В октябре 1940 года один иностранный корреспондент отметил: «… в последнее время я неоднократно замечал, как некоторые немцы выключали свои радиоприемники почти сразу после начала передачи новостей берлинским радио, весьма выразительно восклицая: «О, какая чушь!» Разумеется, по сравнению с остальными жителями Германии, берлинцы всегда отличались большим скептицизмом. К 1942 году нелегальное прослушивание вражеских радиопередач во многих районах страны достигло критических масштабов.

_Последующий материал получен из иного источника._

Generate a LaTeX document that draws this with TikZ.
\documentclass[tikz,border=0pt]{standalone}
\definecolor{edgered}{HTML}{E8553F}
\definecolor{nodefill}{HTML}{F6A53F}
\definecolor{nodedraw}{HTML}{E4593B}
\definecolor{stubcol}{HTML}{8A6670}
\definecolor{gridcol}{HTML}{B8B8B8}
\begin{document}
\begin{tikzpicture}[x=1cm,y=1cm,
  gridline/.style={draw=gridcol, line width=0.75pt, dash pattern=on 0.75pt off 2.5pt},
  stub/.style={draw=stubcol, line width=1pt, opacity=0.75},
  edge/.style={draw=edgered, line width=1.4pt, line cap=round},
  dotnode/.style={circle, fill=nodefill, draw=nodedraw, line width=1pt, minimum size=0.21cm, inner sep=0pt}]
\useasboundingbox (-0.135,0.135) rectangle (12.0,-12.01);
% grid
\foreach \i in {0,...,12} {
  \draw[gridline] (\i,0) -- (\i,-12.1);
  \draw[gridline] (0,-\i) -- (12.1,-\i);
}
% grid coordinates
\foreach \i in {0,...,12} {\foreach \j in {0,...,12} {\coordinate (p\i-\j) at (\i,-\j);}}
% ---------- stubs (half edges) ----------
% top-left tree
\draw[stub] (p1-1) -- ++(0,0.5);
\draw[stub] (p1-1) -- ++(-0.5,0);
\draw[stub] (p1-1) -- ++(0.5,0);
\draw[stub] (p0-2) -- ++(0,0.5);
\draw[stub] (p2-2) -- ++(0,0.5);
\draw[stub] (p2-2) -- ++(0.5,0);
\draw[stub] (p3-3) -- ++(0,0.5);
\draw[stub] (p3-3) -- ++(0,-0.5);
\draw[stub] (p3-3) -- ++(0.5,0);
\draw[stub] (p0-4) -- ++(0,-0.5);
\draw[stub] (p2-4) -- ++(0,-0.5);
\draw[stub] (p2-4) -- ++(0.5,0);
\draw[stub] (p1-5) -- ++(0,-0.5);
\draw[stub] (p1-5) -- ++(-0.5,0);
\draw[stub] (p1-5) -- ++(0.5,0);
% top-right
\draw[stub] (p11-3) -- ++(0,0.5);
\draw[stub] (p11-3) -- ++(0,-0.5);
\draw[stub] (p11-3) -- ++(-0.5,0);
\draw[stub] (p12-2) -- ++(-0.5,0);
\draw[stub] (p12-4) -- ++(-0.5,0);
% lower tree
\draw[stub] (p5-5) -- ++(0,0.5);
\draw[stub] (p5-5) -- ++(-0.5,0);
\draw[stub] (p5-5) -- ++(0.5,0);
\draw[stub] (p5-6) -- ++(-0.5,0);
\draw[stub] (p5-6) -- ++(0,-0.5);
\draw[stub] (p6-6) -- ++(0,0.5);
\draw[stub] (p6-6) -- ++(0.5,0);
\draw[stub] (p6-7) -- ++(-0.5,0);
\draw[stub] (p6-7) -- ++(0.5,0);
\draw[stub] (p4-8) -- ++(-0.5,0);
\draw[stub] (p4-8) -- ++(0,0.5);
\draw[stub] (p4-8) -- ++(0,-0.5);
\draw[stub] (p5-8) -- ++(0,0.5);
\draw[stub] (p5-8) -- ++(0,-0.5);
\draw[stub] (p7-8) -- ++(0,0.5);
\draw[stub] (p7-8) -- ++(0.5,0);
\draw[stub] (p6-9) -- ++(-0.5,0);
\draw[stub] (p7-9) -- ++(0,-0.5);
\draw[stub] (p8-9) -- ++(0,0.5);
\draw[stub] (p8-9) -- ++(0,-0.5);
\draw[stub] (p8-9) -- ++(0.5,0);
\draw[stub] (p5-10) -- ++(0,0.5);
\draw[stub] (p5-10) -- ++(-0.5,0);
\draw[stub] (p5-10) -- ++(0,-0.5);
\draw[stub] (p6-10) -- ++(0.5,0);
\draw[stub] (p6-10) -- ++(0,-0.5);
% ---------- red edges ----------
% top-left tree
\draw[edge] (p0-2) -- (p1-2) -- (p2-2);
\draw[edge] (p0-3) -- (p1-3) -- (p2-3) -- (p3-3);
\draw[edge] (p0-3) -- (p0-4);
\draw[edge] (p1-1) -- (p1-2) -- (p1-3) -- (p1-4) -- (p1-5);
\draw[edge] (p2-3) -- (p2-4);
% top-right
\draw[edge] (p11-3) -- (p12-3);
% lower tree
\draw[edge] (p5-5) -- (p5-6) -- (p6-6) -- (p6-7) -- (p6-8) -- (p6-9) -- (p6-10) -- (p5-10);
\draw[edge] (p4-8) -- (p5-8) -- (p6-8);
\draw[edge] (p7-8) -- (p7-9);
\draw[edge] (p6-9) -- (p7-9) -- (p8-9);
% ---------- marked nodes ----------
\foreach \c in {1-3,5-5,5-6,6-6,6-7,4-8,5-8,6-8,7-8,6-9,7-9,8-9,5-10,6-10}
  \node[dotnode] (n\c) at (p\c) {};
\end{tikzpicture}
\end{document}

Адольф Гитлер предвидел такой вариант развития событий еще до войны. Он предложил Геббельсу организовать производство приемников с фиксированной настройкой, в качестве гарантии от прослушивания их владельцами иностранных радиопередач. Позже, уже когда война началась, Геббельс, не сумевший выполнить задание фюрера, стал сваливать вину на других, но Гитлер продолжал считать именно его главным виновником провала данного поручения. Сразу же после нападения на Польшу Геббельс составил проект указа «О чрезвычайных мерах в области прослушивания радиопередач». Этим декретом запрещалось нелегальное слушание передач иностранных радиостанций и вводились суровые наказания для нарушителей, вплоть до смертной казни в исключительных случаях. В течение следующих трех лет Геббельсу пришлось выдержать немало схваток с другими нацистскими руководителями. Камнем преткновения послужил вопрос о разработке критерия для выдачи разрешений на прослушивание иностранных радиопередач. В начале 1942 года в дело вмешался сам Гитлер. Четыре министра, пытавшихся получить подобное разрешение, натолкнулись на отказ, удовлетворена была лишь просьба Розенберга. Геббельс раздраженно заметил: «Просто отвратительно, как много высших чиновников пытаются доказать мне, что их дальнейшая работа просто застопорится, если им не выдадут разрешения на слушание иностранных радиопередач. Почти во всех случаях они получают у меня отказ». Весьма характерно, что министр забыл добавить фразу: «Этот запрет эффективен там, где у меня хватает сил и средств, чтобы проследить за его соблюдением».
Когда Геббельсу доложили о повсеместных нарушениях указа от 1 сентября 1939 года, он воспринял это как личное оскорбление. Впав в бешенство, он с руганью обрушился на тех немцев, которые были настолько «тупы», что предпочитали слышать голос Черчилля, чем прочитать отчет о его выступлении, написанный Фриче или самим министром пропаганды. Геббельс клеймил позором тех, кто осмеливался преступить закон, называя их «неблагодарными, презренными, низкими тварями», поскольку эти явления объективно свидетельствовали о недостатке доверия к вождям со стороны рядовых германских граждан. Справедливости ради следует – указать, что он преувеличивал значение повышенного интереса своих соотечественников к вражеским радиоголосам. Многие немцы слушали Би-Би-Си, стремясь лишь получить по возможности более полную информацию о положении на фронте. Они отвергали не власть нацистов, а скорее их политику в области информирования населения.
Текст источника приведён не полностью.